Te diría que el famoso “yo” de Henry Miller es setenta por ciento invención pura. Si Miller hubiera vivido como dice en sus libros que vivió, no habría tenido tiempo para escribir. Se lo habría pasado en la cama. Pero por otra parte, creo que toda la literatura es autobiográfica. Porque es tu autobiografía espiritual o real. En la literatura de Borges, que parece tan distanciada de su vida, está él de punta a punta. Hablar con Borges o leer ciertos cuentos suyos es la misma cosa.
¿Cuánto importa la valentía del escritor?
– Creo en el escritor comprometido y no en la literatura comprometida. Todos tenemos a priori una idea del mundo, que se sentirá en el texto, pero el primer compromiso es la valentía con que se compromete con la idea, más allá de que sea un cuento fantástico o realista.
Hay una tendencia muy norteamericana de insertar marcas en los textos, ¿qué te parece?
– La detesto. A veces significa inhabilidad para describir aquello que el autor quiere significar a través de la marca. Si tuviéramos que leer a Kenzaburo Oé o a Mishima a través de las marcas japonesas, no entenderíamos nada. Creo que es un falso realismo.
Actualmente se está hablando mucho de los autores para escritores, como se decía de Faulkner, Onetti. ¿Qué opinión tienes de ese resurgimiento?
– Creo que la literatura puede ser muy “culturosa”. Pero a mí no me interesa escribir para escritores, ni para profesores. Menos para profesores. Sí para la gente. Para mí la literatura debe contarme historias. No creo en la literatura que habla de literatura.
Esto de que la literatura hable de sí misma, ¿no pasará por creer que el escritor es más importante que ser carnicero o taxista?
– Es probable. Lamentablemente, un libro para muchos escritores no es una cosa sustantiva, que pertenece al ser. Sino que es un adjetivo. Dicen: “Escribí una novela y soy novelista’’. Como si dijeran soy libro, soy alto, soy sincero.

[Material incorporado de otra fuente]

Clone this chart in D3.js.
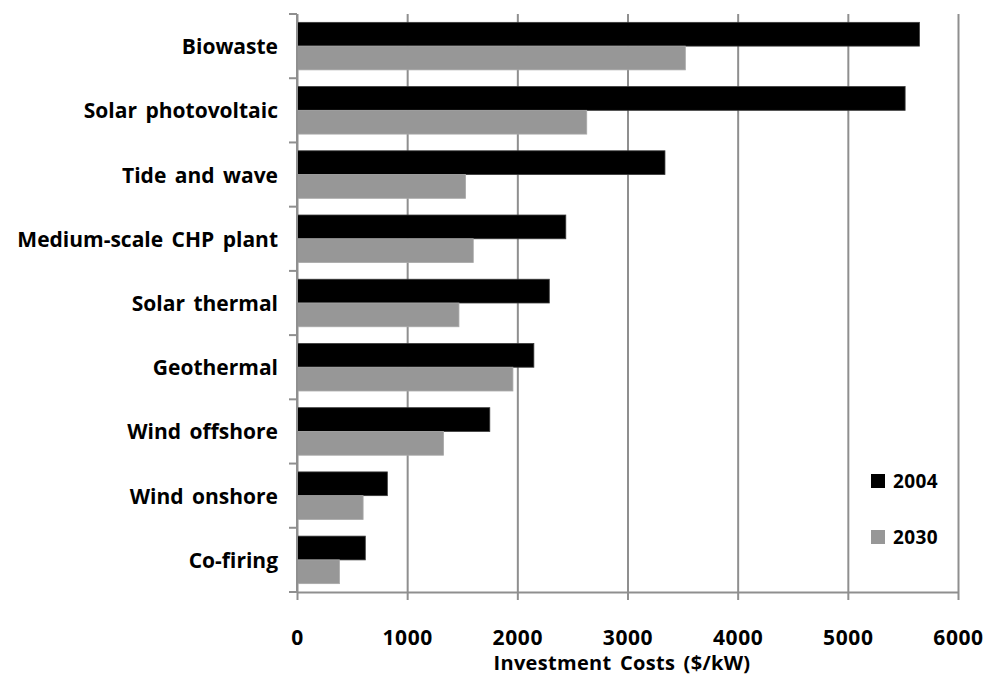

Finalmente, Abelardo. Luego de tantos años unidos con Sylvia Iparaguirre, ¿consideras que encontrar a un par es la manera más segura del amor para un escritor?
– No sé si la más segura. Pero da la impresión de ser bastante perdurable. Los escritores tienen tendencia a durar bastante y, en algunos casos, a llevarse muy bien. Esa unión nos permite hablar tu propio tema. De ahí que también tus principales amigos sean escritores, aunque para mí ellos son esencialmente mis amigos y luego escritores.